Copy exactly the block of lines between the one containing "Emit a Python" and the one containing "plt.rcParams['font.family'] = ['Liberation", inclusive.
* start RECORDS SHOWN *
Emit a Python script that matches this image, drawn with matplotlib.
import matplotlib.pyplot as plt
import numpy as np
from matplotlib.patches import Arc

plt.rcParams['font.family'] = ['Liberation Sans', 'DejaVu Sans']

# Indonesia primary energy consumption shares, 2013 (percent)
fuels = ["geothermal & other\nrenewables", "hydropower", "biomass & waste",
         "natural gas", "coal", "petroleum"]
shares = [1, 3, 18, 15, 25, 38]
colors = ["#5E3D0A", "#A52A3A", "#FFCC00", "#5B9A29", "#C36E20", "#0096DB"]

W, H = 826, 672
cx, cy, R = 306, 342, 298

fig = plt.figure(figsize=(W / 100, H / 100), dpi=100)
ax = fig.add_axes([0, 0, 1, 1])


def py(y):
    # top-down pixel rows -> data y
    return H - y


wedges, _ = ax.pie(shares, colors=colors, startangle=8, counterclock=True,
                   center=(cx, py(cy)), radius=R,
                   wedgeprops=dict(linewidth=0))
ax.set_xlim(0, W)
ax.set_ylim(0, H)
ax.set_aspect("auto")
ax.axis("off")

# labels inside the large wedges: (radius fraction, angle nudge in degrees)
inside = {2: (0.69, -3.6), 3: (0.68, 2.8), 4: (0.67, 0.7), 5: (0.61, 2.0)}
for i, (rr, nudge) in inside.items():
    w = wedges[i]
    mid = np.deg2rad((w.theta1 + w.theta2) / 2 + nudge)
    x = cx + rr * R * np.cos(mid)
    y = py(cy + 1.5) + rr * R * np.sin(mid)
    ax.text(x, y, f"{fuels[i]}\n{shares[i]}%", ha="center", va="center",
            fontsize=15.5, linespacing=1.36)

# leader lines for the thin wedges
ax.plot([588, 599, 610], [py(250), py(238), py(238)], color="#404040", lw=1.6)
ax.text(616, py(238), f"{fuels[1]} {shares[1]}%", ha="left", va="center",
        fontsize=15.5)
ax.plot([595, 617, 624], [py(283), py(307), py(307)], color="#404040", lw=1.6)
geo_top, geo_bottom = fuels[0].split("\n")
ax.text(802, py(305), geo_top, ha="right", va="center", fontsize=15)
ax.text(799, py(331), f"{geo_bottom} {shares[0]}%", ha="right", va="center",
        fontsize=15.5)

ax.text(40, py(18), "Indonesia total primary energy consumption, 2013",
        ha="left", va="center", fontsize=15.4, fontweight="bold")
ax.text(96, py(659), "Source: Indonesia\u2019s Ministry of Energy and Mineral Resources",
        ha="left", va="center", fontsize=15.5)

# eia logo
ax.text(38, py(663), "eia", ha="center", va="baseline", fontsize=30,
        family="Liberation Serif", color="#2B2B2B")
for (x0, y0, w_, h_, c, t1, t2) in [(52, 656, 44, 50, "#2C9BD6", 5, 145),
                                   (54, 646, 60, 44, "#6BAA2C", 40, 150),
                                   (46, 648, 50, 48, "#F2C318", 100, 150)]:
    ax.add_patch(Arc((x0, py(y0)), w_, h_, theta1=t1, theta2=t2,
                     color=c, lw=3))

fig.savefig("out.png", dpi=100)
* end RECORDS SHOWN *
* start RECORDS SHOWN *
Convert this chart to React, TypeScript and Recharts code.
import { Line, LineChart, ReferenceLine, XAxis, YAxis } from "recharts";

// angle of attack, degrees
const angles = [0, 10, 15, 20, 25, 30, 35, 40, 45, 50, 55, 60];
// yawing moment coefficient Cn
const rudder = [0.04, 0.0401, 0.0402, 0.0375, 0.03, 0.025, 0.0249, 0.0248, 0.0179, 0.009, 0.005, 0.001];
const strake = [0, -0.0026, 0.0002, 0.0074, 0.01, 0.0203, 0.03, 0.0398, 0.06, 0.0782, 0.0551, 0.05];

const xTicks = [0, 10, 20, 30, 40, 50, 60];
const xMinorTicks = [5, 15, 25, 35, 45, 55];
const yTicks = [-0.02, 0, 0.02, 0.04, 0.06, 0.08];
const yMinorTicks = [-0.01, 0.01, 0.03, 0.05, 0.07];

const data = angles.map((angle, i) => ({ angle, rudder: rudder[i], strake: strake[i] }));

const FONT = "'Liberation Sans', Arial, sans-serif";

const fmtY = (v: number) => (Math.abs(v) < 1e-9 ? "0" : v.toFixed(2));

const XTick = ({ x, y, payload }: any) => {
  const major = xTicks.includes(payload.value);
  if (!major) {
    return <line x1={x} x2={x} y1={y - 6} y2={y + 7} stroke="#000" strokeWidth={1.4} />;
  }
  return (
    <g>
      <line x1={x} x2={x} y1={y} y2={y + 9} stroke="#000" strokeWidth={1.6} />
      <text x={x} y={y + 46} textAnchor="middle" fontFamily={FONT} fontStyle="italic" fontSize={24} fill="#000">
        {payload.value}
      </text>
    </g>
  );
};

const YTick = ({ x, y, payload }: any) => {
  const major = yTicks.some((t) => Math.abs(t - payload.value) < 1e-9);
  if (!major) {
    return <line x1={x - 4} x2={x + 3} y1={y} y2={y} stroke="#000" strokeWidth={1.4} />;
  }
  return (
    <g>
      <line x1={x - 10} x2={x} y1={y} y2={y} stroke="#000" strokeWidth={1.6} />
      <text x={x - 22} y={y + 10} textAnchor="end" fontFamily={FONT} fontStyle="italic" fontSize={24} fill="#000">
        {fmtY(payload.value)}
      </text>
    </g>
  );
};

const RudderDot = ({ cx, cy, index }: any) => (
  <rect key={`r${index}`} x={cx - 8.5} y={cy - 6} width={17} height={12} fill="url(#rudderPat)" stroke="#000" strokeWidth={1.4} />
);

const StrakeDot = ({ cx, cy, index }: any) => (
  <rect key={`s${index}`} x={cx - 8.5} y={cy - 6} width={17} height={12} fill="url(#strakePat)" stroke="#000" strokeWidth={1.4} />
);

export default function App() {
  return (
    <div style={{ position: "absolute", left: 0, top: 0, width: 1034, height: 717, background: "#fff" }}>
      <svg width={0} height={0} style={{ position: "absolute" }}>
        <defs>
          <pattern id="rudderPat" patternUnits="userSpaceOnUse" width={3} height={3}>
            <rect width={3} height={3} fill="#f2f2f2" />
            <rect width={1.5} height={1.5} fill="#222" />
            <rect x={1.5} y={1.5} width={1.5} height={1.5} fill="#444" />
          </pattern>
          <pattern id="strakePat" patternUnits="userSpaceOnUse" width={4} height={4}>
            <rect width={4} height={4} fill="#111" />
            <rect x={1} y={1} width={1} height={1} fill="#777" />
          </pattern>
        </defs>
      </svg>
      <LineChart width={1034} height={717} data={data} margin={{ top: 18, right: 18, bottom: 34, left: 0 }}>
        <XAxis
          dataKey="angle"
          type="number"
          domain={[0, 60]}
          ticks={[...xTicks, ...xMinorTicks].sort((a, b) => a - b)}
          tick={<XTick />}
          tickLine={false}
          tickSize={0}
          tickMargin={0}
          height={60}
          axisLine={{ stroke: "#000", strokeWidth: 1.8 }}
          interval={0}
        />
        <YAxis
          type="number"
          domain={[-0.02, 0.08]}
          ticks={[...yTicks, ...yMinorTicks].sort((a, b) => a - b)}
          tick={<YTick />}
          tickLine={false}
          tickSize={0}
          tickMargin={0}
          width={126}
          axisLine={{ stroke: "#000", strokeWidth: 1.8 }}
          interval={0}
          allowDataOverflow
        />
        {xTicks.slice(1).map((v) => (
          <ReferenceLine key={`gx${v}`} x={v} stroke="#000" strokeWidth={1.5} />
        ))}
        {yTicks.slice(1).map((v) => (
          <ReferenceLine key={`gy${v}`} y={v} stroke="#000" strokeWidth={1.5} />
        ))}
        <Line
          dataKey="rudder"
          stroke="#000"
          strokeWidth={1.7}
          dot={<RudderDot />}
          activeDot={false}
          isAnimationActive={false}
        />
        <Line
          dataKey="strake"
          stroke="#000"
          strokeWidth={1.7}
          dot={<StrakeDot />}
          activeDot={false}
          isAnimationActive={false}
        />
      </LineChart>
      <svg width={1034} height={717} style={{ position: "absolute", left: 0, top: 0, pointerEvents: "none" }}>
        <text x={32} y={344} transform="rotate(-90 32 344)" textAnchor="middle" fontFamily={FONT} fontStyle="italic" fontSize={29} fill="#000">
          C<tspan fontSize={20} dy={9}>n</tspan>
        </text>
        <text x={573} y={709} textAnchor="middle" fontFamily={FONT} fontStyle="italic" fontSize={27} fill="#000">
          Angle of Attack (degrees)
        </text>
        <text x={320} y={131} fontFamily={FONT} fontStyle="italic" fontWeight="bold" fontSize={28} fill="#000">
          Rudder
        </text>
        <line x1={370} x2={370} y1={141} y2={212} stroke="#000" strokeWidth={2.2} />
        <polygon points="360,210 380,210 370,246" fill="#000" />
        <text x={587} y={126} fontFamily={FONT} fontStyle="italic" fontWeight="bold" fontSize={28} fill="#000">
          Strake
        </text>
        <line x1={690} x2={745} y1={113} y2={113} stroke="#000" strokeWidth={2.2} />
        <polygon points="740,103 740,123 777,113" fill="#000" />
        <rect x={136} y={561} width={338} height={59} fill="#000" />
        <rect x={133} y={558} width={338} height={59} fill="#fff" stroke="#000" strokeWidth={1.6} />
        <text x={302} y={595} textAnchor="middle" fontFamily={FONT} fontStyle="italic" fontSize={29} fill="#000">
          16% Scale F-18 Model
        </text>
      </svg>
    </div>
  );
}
* end RECORDS SHOWN *
** ANSWER TO THIS TASK **
Emit a Python script that matches this image, drawn with matplotlib.
import matplotlib.pyplot as plt
import numpy as np
from matplotlib.patches import Arc

plt.rcParams['font.family'] = ['Liberation Sans', 'DejaVu Sans']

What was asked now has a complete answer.